Thesis 1 (Approximate Truth). If a certain claim appears an initial member of a succession of increasingly successful scientific theories, and either that claim or a claim of which the original claim is a special case appears in subsequent members of that succession, it is reasonable to infer that the original claim was approximately true, and that the claims that replace it as the succession progresses are increasing approximations to the truth.

Thesis 2 (Reference). If a certain term putatively referring to certain type of entity occurs in a succession of increasingly successful scientific theories, and there is an increasingly large number of properties that are stably attributed to that type of entity as the succession progresses, then it is reasonable to infer that the term refers to something real that possesses those properties.
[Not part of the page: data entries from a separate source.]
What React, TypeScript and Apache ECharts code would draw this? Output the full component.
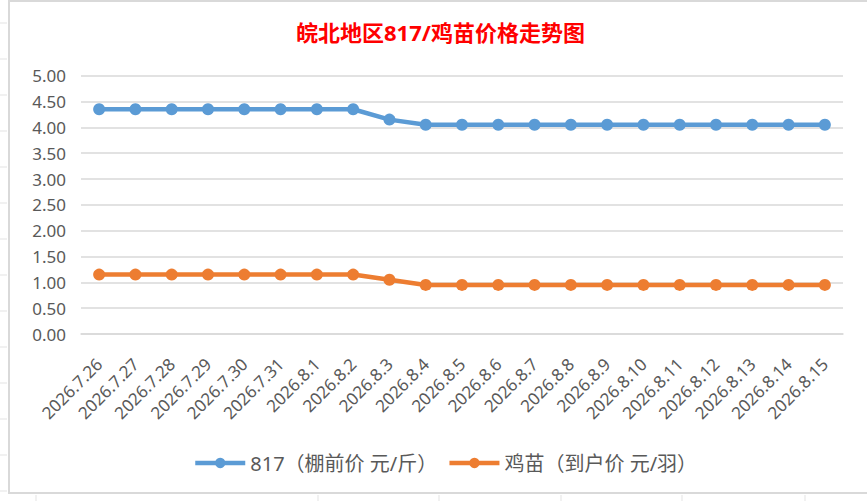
import React, { useEffect, useRef } from "react";
import * as echarts from "echarts";

const categories = [
  "2026.7.26", "2026.7.27", "2026.7.28", "2026.7.29", "2026.7.30", "2026.7.31",
  "2026.8.1", "2026.8.2", "2026.8.3", "2026.8.4", "2026.8.5", "2026.8.6",
  "2026.8.7", "2026.8.8", "2026.8.9", "2026.8.10", "2026.8.11", "2026.8.12",
  "2026.8.13", "2026.8.14", "2026.8.15",
];
const price817 = [
  4.35, 4.35, 4.35, 4.35, 4.35, 4.35, 4.35, 4.35, 4.15, 4.05, 4.05, 4.05,
  4.05, 4.05, 4.05, 4.05, 4.05, 4.05, 4.05, 4.05, 4.05,
];
const chickPrice = [
  1.15, 1.15, 1.15, 1.15, 1.15, 1.15, 1.15, 1.15, 1.05, 0.95, 0.95, 0.95,
  0.95, 0.95, 0.95, 0.95, 0.95, 0.95, 0.95, 0.95, 0.95,
];
const seriesNames = ["817（棚前价 元/斤）", "鸡苗（到户价 元/羽）"];
const titleText = "皖北地区817/鸡苗价格走势图";

const FONT = "'Noto Sans', 'Noto Sans CJK SC', sans-serif";

export default function App() {
  const ref = useRef<HTMLDivElement>(null);
  useEffect(() => {
    if (!ref.current) return;
    const chart = echarts.init(ref.current, undefined, { renderer: "svg" });
    const sheetLines: any[] = [];
    for (let k = 0; k <= 13; k++) {
      const y = 23 + 36 * k;
      sheetLines.push({
        type: "line",
        shape: { x1: 0, y1: y, x2: 7, y2: y },
        style: { stroke: "#E3E3E3", lineWidth: 1 },
        silent: true,
      });
    }
    [36, 318, 439, 561, 682, 805].forEach((x) => {
      sheetLines.push({
        type: "line",
        shape: { x1: x, y1: 495, x2: x, y2: 501 },
        style: { stroke: "#E3E3E3", lineWidth: 1 },
        silent: true,
      });
    });
    chart.setOption({
      animation: false,
      backgroundColor: "#FFFFFF",
      title: {
        text: titleText,
        left: 291,
        top: 16,
        textStyle: {
          color: "#FF0000",
          fontSize: 22,
          fontWeight: "bold",
          fontFamily: FONT,
        },
      },
      graphic: [
        ...sheetLines,
        {
          type: "rect",
          shape: { x: 9, y: 1, width: 880, height: 492 },
          style: { fill: "none", stroke: "#D9D9D9", lineWidth: 2 },
          silent: true,
          z: -1,
        },
      ],
      grid: { left: 81, right: 24, top: 75.7, bottom: 167, containLabel: false },
      legend: {
        left: 188,
        top: 448,
        itemWidth: 50,
        itemHeight: 13,
        itemGap: 10,
        lineStyle: { width: 4.5 },
        textStyle: { color: "#595959", fontSize: 20, fontFamily: FONT },
        data: seriesNames,
      },
      xAxis: {
        type: "category",
        data: categories,
        boundaryGap: true,
        axisLine: { show: true, lineStyle: { color: "#D9D9D9", width: 1.5 } },
        axisTick: { show: false },
        axisLabel: {
          rotate: 45,
          interval: 0,
          margin: 27,
          color: "#595959",
          fontSize: 17,
          fontFamily: FONT,
        },
      },
      yAxis: {
        type: "value",
        min: 0,
        max: 5,
        interval: 0.5,
        axisLine: { show: false },
        axisTick: { show: false },
        splitLine: { lineStyle: { color: "#D9D9D9", width: 1.5 } },
        axisLabel: {
          margin: 15,
          color: "#595959",
          fontSize: 17,
          fontFamily: FONT,
          formatter: (v: number) => v.toFixed(2),
        },
      },
      series: [
        {
          name: seriesNames[0],
          type: "line",
          data: price817,
          symbol: "circle",
          symbolSize: 12,
          itemStyle: { color: "#5B9BD5" },
          lineStyle: { color: "#5B9BD5", width: 4.5 },
        },
        {
          name: seriesNames[1],
          type: "line",
          data: chickPrice,
          symbol: "circle",
          symbolSize: 12,
          itemStyle: { color: "#ED7D31" },
          lineStyle: { color: "#ED7D31", width: 4.5 },
        },
      ],
    });
    return () => chart.dispose();
  }, []);
  return (
    <div
      ref={ref}
      style={{ position: "fixed", left: 0, top: 0, width: 867, height: 501, background: "#fff" }}
    />
  );
}
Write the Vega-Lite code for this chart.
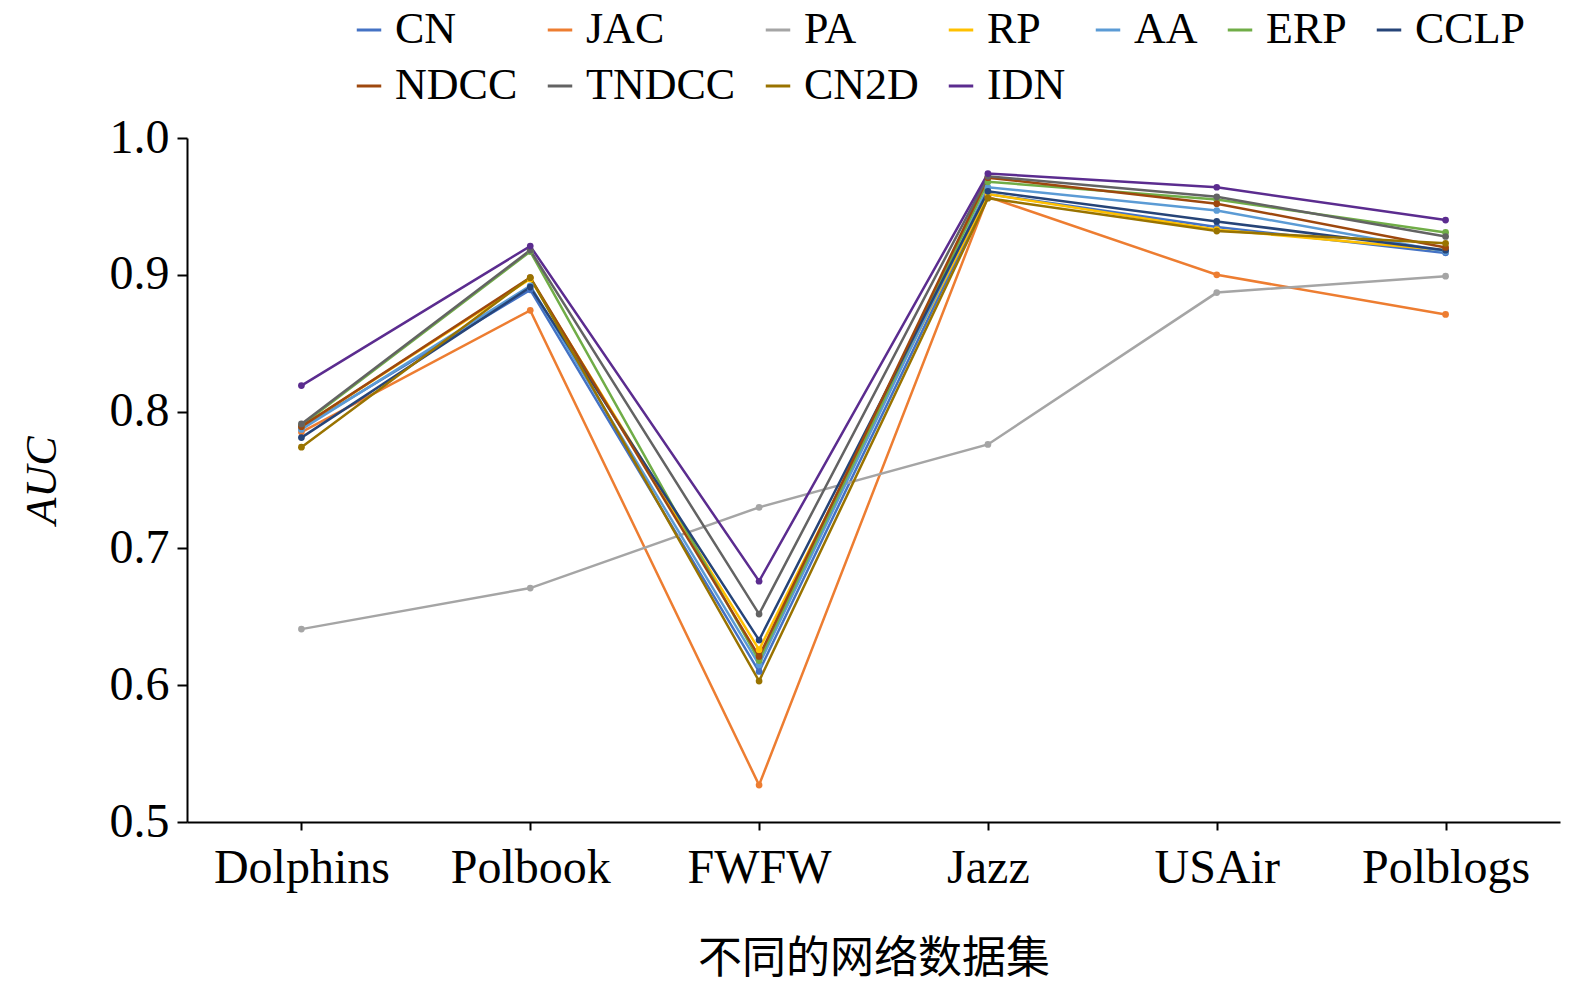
{
  "$schema": "https://vega.github.io/schema/vega-lite/v6.json",
  "width": 1373,
  "height": 684,
  "autosize": "none",
  "padding": {"left": 187, "top": 138, "right": 15, "bottom": 180},
  "background": "white",
  "config": {"view": {"stroke": null}, "font": "Liberation Serif"},
  "data": {"values": [
    {"m":"CN","d":"Dolphins","v":0.788},{"m":"CN","d":"Polbook","v":0.889},{"m":"CN","d":"FWFW","v":0.610},{"m":"CN","d":"Jazz","v":0.959},{"m":"CN","d":"USAir","v":0.935},{"m":"CN","d":"Polblogs","v":0.916},
    {"m":"JAC","d":"Dolphins","v":0.785},{"m":"JAC","d":"Polbook","v":0.874},{"m":"JAC","d":"FWFW","v":0.527},{"m":"JAC","d":"Jazz","v":0.957},{"m":"JAC","d":"USAir","v":0.900},{"m":"JAC","d":"Polblogs","v":0.871},
    {"m":"PA","d":"Dolphins","v":0.641},{"m":"PA","d":"Polbook","v":0.671},{"m":"PA","d":"FWFW","v":0.730},{"m":"PA","d":"Jazz","v":0.776},{"m":"PA","d":"USAir","v":0.887},{"m":"PA","d":"Polblogs","v":0.899},
    {"m":"RP","d":"Dolphins","v":0.789},{"m":"RP","d":"Polbook","v":0.897},{"m":"RP","d":"FWFW","v":0.626},{"m":"RP","d":"Jazz","v":0.959},{"m":"RP","d":"USAir","v":0.933},{"m":"RP","d":"Polblogs","v":0.918},
    {"m":"AA","d":"Dolphins","v":0.787},{"m":"AA","d":"Polbook","v":0.892},{"m":"AA","d":"FWFW","v":0.615},{"m":"AA","d":"Jazz","v":0.964},{"m":"AA","d":"USAir","v":0.947},{"m":"AA","d":"Polblogs","v":0.917},
    {"m":"ERP","d":"Dolphins","v":0.790},{"m":"ERP","d":"Polbook","v":0.917},{"m":"ERP","d":"FWFW","v":0.618},{"m":"ERP","d":"Jazz","v":0.968},{"m":"ERP","d":"USAir","v":0.955},{"m":"ERP","d":"Polblogs","v":0.931},
    {"m":"CCLP","d":"Dolphins","v":0.781},{"m":"CCLP","d":"Polbook","v":0.891},{"m":"CCLP","d":"FWFW","v":0.633},{"m":"CCLP","d":"Jazz","v":0.961},{"m":"CCLP","d":"USAir","v":0.939},{"m":"CCLP","d":"Polblogs","v":0.918},
    {"m":"NDCC","d":"Dolphins","v":0.789},{"m":"NDCC","d":"Polbook","v":0.898},{"m":"NDCC","d":"FWFW","v":0.621},{"m":"NDCC","d":"Jazz","v":0.971},{"m":"NDCC","d":"USAir","v":0.952},{"m":"NDCC","d":"Polblogs","v":0.920},
    {"m":"TNDCC","d":"Dolphins","v":0.791},{"m":"TNDCC","d":"Polbook","v":0.918},{"m":"TNDCC","d":"FWFW","v":0.652},{"m":"TNDCC","d":"Jazz","v":0.972},{"m":"TNDCC","d":"USAir","v":0.957},{"m":"TNDCC","d":"Polblogs","v":0.928},
    {"m":"CN2D","d":"Dolphins","v":0.774},{"m":"CN2D","d":"Polbook","v":0.898},{"m":"CN2D","d":"FWFW","v":0.603},{"m":"CN2D","d":"Jazz","v":0.956},{"m":"CN2D","d":"USAir","v":0.932},{"m":"CN2D","d":"Polblogs","v":0.923},
    {"m":"IDN","d":"Dolphins","v":0.819},{"m":"IDN","d":"Polbook","v":0.921},{"m":"IDN","d":"FWFW","v":0.676},{"m":"IDN","d":"Jazz","v":0.974},{"m":"IDN","d":"USAir","v":0.964},{"m":"IDN","d":"Polblogs","v":0.940}
  ]},
  "mark": {"type": "line", "strokeWidth": 2.5, "point": {"size": 45, "filled": true}},
  "encoding": {
    "x": {"field": "d", "type": "nominal", "sort": ["Dolphins","Polbook","FWFW","Jazz","USAir","Polblogs"],
      "scale": {"type": "point", "padding": 0.5},
      "axis": {"title": "不同的网络数据集", "titleFont": "Noto Sans CJK SC", "titleFontSize": 44, "titleFontWeight": "normal", "titleColor": "black", "titlePadding": 45,
        "labelAngle": 0, "labelFontSize": 48, "labelColor": "black", "labelPadding": 14, "domainColor": "black", "domainWidth": 2, "tickColor": "black", "tickWidth": 2, "tickSize": 8}},
    "y": {"field": "v", "type": "quantitative", "scale": {"domain": [0.5, 1.0]},
      "axis": {"title": "AUC", "titleFontStyle": "italic", "titleFontWeight": "normal", "titleFontSize": 44, "titleColor": "black", "titlePadding": 45,
        "values": [0.5,0.6,0.7,0.8,0.9,1.0], "format": ".1f", "grid": false, "labelFontSize": 48, "labelColor": "black", "labelPadding": 8, "domainColor": "black", "domainWidth": 2, "tickColor": "black", "tickWidth": 2, "tickSize": 10}},
    "color": {"field": "m", "type": "nominal", "sort": ["CN","JAC","PA","RP","AA","ERP","CCLP","NDCC","TNDCC","CN2D","IDN"],
      "scale": {"domain": ["CN","JAC","PA","RP","AA","ERP","CCLP","NDCC","TNDCC","CN2D","IDN"],
        "range": ["#4472C4","#ED7D31","#A5A5A5","#FFC000","#5B9BD5","#70AD47","#264478","#9E480E","#636363","#997300","#5B2C8F"]},
      "legend": {"title": null, "orient": "none", "legendX": 160, "legendY": -130, "direction": "horizontal", "columns": 7, "gridAlign": "none", "labelFontSize": 44, "labelColor": "black",
        "symbolType": "stroke", "symbolStrokeWidth": 3, "symbolSize": 600, "columnPadding": 20, "rowPadding": 12, "labelLimit": 400}}
  }
}
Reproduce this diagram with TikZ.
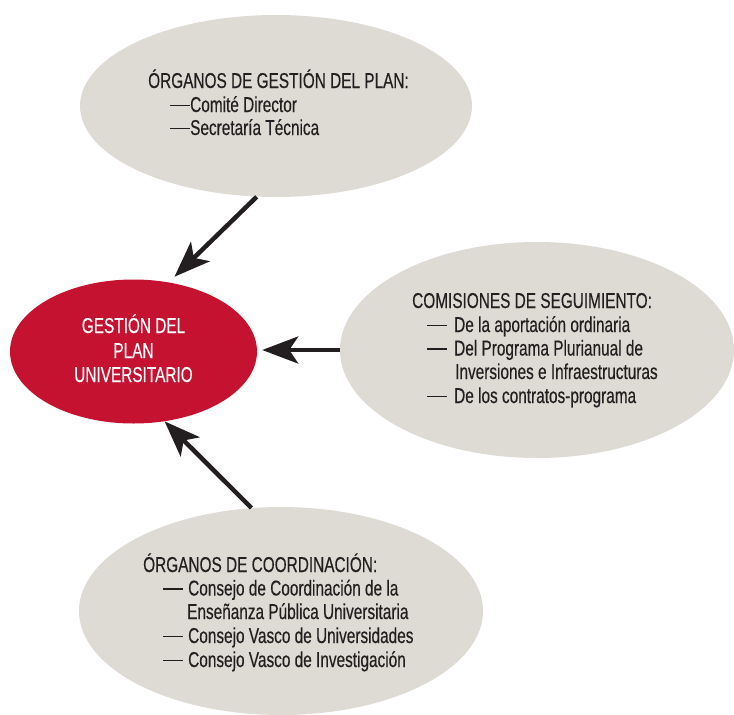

There are many ways a theory can retain claims (or terms) as it develops and becomes more successful. (We will allow those claims and terms that remain stable across radical change in theories, such as "paradigm shifts" of the sort described by Kuhn.) For example, the old theory could be a "limiting case" of the new, in the formal sense of being derivable from it (perhaps only with auxiliary empirical assumptions that according to the new theory are false); or, the new theory may reproduce those empirical consequences of the old theory that are known to be true (and maybe also explain why things would behave just as if the old there were true in the domain that was known at the time); finally, the new theory may preserve some explanatory features of the old theory. Convergent realists argue from retention of some structure across theoretical change that leads to greater success that whatever is retained must be either approximately true (in the case of theoretical claims such as Newton's Laws of Motion, which are "limiting cases" of laws that appear in the new, more successful theory) or must refer to something real (in the case of theoretical terms such as "electron," which have occurred in an increasingly successful succession of theories as described by Thesis 2).